In Africa, children tend to take care of their parents when they are older, because that is what their culture requires of them; whereas, in the United States and some Europe countries there is a separation between parents and children. Parents in their old ages tend to rely on the government’s social service programs such as their Social Security, Medicare and Medicaid to replace the protection and care they should have gotten from their children. This can lead to wider gaps in family cohesiveness and love. In Africa, people feel cooperative and together because they always see each other. In the West precisely the United States and other European countries, people are more individualistic and competitive and this account for the high rate of suicide cases and violent crimes, such as domestic abuses.
Education is also a factor that account for both the role of women in the family as well as at the national levels. Over the past fifty-nine years (59), when most countries in SSA became independent the role of women were limited to household work, farming, gathering firewood, fetching water as well as preparing food for the family. Women were not encouraged to seek education as the men were. As a result, the illiteracy rate amongst women and girls became higher. On the other hand, in the United States and European countries women sought education just as men did and became to work on jobs that men did. The roles of women were not limited to parenting as in the case of women in Africa. This was highly due to their culture, government policies, and active civil rights organizations that protested for gender equality, social justice and social change. Today, Africa and precisely Sub-Saharan Africa is also undergoing drastic transformation on the issue of women role on local, national and global matters.

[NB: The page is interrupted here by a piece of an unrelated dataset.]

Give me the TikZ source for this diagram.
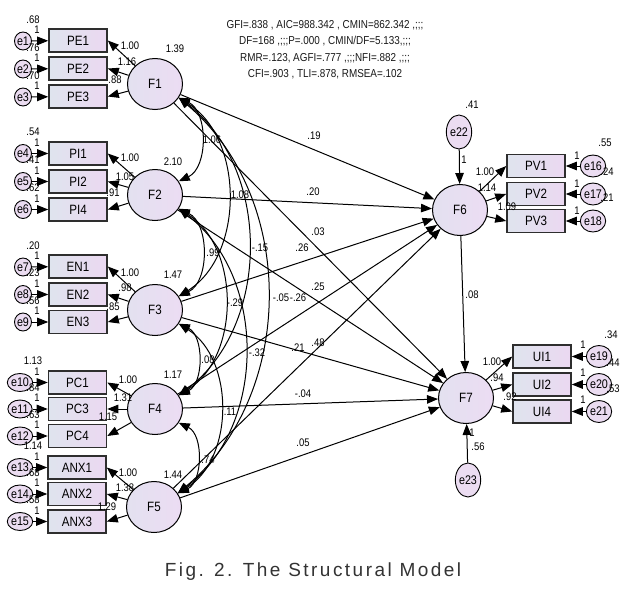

To conclude, countries in SSA are doing their best in transitioning from an agrarian economic system to an industrial system; however, this is going to take centuries for most countries in the region to attain. In order to attain progress, the development of international partnerships, effective government policies and programs to meet the needs of the common people as well as good governance, reduce corruption, widespread education and empowerment initiatives for women and girl and effective health care programs and policies are some of the ways to achieve these progress. The region will experience widespread geographic transformation in its total fertility rate and the role of women by building on the above mentioned structural, functional and operational frameworks.

Work Cited
Aryeeteh-Attoh, S. et al, (2003), “Geography of Sub-Saharan Africa.” 3rd Ed. New Jersey: Prentice Hall, 2003.